Intimacy as Art
“A way of connecting, on relatively safe middle ground, with another human being”
“that ‘neutral middle ground on which to make a deep connection with another human being’… was what fiction was for. ‘A way out of loneliness’…”
Jonathan Franzen, on David Foster Wallace
“If the novel were able ‘to give the reader, who like all of us is sort of marooned in her own skull, to give her imaginative access to other selves,’ it opens the potential that she might, as a result, feel ‘less alone inside’”
Kathleen Fitzpatrick, on David Foster Wallace
My son and I arguing about the nature of things – is there anything we can agree on? mutually believe? are we similar? – in what began as an attempt (on my part) to soothe obvious hurt and confusion (on his part). He kept pointing to (referencing) his mirror, his bedside table, in an effort at agreement, at a meeting-point that might be solid, be reliable, be “correct,” or “true.” Some relatively stable collection of roving and vibrating molecules we might sharingly recognize, might hold, attend, or unite around – together.
Throughout my life I’ve attempted to comprehend – to make a symbol for myself – what works of art, particular pieces of music, specific phrases or pages of literature, momentary glimpses of nature, dollops of emotional experience DO. How they work. Why they “feel” – move us, take an occasional effect we might call “profound.” Why, even if they shatter us, cause us to weep, provoke in us the enormous courage required to change, we also somehow still feel safe, often empowered, somewhere beyond “okay” (ecstatic? – out of ourselves?)?
Although often evoking experiences I’d describe as most completely, totalizingly personal, I always felt their effectiveness, their possibilities of success and individuated power, came precisely because they were not (personal). That what intimacy they provided – what outlet or spillage, what expression they represented or evinced – was contextually impersonal, through matter and energy uniquely organized, mediated.

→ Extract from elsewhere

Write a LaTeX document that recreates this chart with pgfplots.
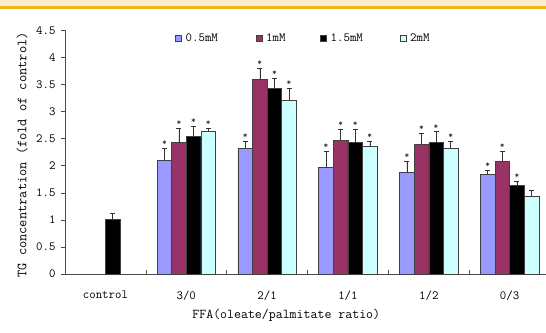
\documentclass[border=0pt]{standalone}
\usepackage{fontspec}
\usepackage{pgfplots}
\usepackage{pgfplotstable}
\pgfplotsset{compat=1.18}
\definecolor{cLav}{HTML}{9999FF}
\definecolor{cPlum}{HTML}{993366}
\definecolor{cCyan}{HTML}{CCFFFF}
\definecolor{bandCream}{HTML}{FCEBCC}
\definecolor{bandOrange}{HTML}{F1B31C}

\pgfplotstableread{
x y err star
1 2.10 0.22 *
2 2.32 0.14 *
3 1.97 0.30 *
4 1.88 0.20 *
5 1.84 0.08 *
}\dA
\pgfplotstableread{
x y err star
1 2.43 0.27 *
2 3.59 0.21 *
3 2.47 0.21 *
4 2.40 0.20 *
5 2.08 0.19 *
}\dB
\pgfplotstableread{
x y err star
0 1.01 0.11 {}
1 2.55 0.18 *
2 3.43 0.19 *
3 2.43 0.25 *
4 2.43 0.20 *
5 1.64 0.08 *
}\dC
\pgfplotstableread{
x y err star
1 2.64 0.05 *
2 3.22 0.21 *
3 2.36 0.10 *
4 2.32 0.14 *
5 1.44 0.10 {}
}\dD

\begin{document}
\begin{tikzpicture}
\path[use as bounding box] (0pt,0pt) rectangle (546pt,332pt);
\fill[bandCream] (0pt,326pt) rectangle (546pt,332pt);
\fill[bandOrange] (0pt,323pt) rectangle (546pt,326pt);
\begin{axis}[
  at={(65pt,58pt)}, anchor=south west,
  scale only axis, width=481pt, height=243.5pt,
  xmin=-0.5, xmax=5.45, ymin=0, ymax=4.5,
  ybar=0pt, bar width=14.6pt,
  axis x line*=bottom, axis y line*=left,
  axis line style={black!70, line width=0.6pt},
  /pgf/number format/assume math mode=true,
  tick align=outside,
  major tick length=4pt, minor tick length=4pt,
  ytick={0,0.5,...,4.5},
  yticklabel style={font=\ttfamily\fontsize{12.5}{13}\selectfont, /pgf/number format/fixed, xshift=-2pt},
  y tick style={black!70, line width=0.6pt},
  xtick={0,1,2,3,4,5},
  xticklabels={control,3/0,2/1,1/1,1/2,0/3},
  major x tick style={draw=none},
  minor xtick={0.5,1.5,2.5,3.5,4.5},
  minor x tick style={black!70, line width=0.6pt, yshift=4pt},
  xticklabel style={font=\ttfamily\fontsize{12.5}{13}\selectfont, yshift=-9pt},
  xlabel={FFA(oleate/palmitate ratio)},
  xlabel style={font=\ttfamily\fontsize{13.5}{14}\selectfont, at={(axis description cs:0.46,-0.168)}, anchor=center},
  ylabel={TG concentration (fold of control)},
  ylabel style={font=\ttfamily\fontsize{14}{15}\selectfont, at={(axis description cs:-0.0894,0.489)}, anchor=center},
  every axis plot/.append style={draw=black!75, line width=0.5pt},
  error bars/y dir=plus, error bars/y explicit,
  error bars/error bar style={black!80, line width=0.6pt},
  error bars/error mark options={rotate=90, mark size=2.5pt, black!80, line width=0.6pt},
  point meta=explicit symbolic,
  nodes near coords,
  visualization depends on={\thisrow{err}\as\myerr},
  every node near coord/.append style={anchor=center, shift={(axis direction cs:0,\myerr)}, yshift=5pt, font=\ttfamily\bfseries\fontsize{9}{9}\selectfont, inner sep=0pt, black!85},
  legend style={at={(axis description cs:0.2287,0.969)}, anchor=west, draw=none, fill=none,
    font=\ttfamily\fontsize{12.5}{13}\selectfont, legend columns=4, inner sep=0pt,
    /tikz/every odd column/.append style={column sep=2pt},
    /tikz/every even column/.append style={column sep=0pt}},
  legend image code/.code={\draw[#1, draw=black!75, line width=0.5pt] (0pt,-3pt) rectangle (6pt,3pt);},
]
\addplot[fill=cLav] table[x=x, y=y, y error=err, meta=star] {\dA};
\addplot[fill=cPlum] table[x=x, y=y, y error=err, meta=star] {\dB};
\addplot[fill=black] table[x=x, y=y, y error=err, meta=star] {\dC};
\addplot[fill=cCyan] table[x=x, y=y, y error=err, meta=star] {\dD};
\legend{\makebox[68pt][l]{0.5mM},\makebox[52pt][l]{1mM},\makebox[67pt][l]{1.5mM},2mM}
\end{axis}
\end{tikzpicture}
\end{document}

In other words, we could throw all of ourselves into, at, toward or away from them (works of art, formal arrangements of world) without the danger or threat, anxiety or fear, of influence. We wouldn’t hurt, harm, embarrass, shame, offend or be misunderstood by a cornflower, a collective of strokes of paint, a recording of sound waves, moving molecules. No direct hits of miscommunication, misinterpretation. Perfect, variable, flexible presentations of world, of other, that we might release ourselves in relation to, without fear.

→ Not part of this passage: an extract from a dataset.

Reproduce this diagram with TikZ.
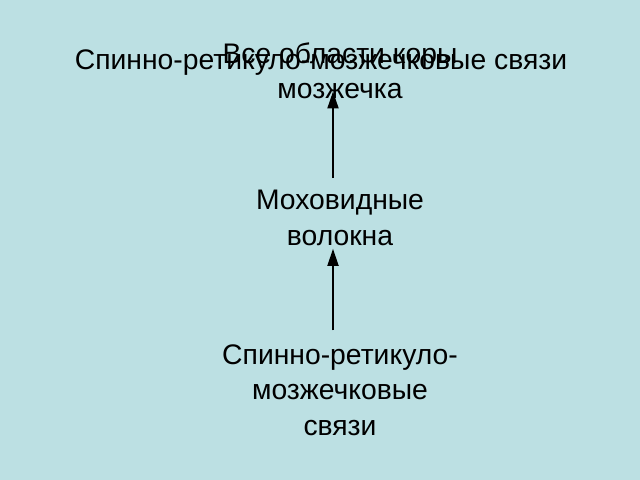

Existent things, moments, that genuinely represent otherness from ourselves but without direct exposure, without a being’s inquiry, possible scrutiny, judgment or evaluation. Interpretation. Many-sided, borrowed perhaps, but mediated via only one person – me. I could not fail, fall short, be inadequate to, or otherwise mess up a novel, poem, composition or film, and if I experienced myself as any of those things – it was my own judgment, assessment. Mediated.
After years of such exposure, why do I still choose sides, entrench myself in arguments of logic, when I mean to comfort, soften and heal? Alone, later, I sat and asked myself over and over – IF I have changed, grown, matured in any fashion in my 42 years of life, IF I have learned anything to the point of conscious belief, what might it be? – what might I say that I know?
I don’t know.
What I scribbled into the margin of my journal was simply that my fundamental belief about the world and life in it was that – at the core of things – “Everything is essentially messy.” By which I (at least partially) meant (intended) was incomplete, mobile and complex.
Nothing “fixed.” Staid, finished, whole.
Throughout years of journaling, as I’ve grown to understand how deeply I desire “intimacy” (which I suppose I would describe as “shared personhood” or “met experience”? Co-events?) I have repeatedly diagramed what seems to me an only possible means between humans:

Using Wittgenstein’s duck-rabbits to represent whatever we happen to perceive ourselves as, and “Art” on an easel representing anything as a mediated format outside of our “selves” (themselves, I surmise, also likely a constructed medium for experiencing world), to or in which multiple human persons might invest all they experience themselves to be, without necessary personal organism-survival fears, and, possibly, perhaps, occasionally MEET via that medium in toto (or as nearly as possible): experience intimacy, mutuality. No longer isolated as a being, alone, but finding a common, a sharing-realm, co-perceiving, co-experiencing.
If it be so, that, in fact, as human organisms, all of our entity-type experience is, truly, mediated – through various organizations of mobile and voluble matter and energy – never identifiable as a stasis or final form, if we might begin to see it (us) as such – might we become able to experience direct, person-to-person (experientially) intimacy? Co-being? This is where I have turned effort (driven by desire) with my wife, my children. What if we became safe mediums for one another to experience through?
That would be another entry altogether.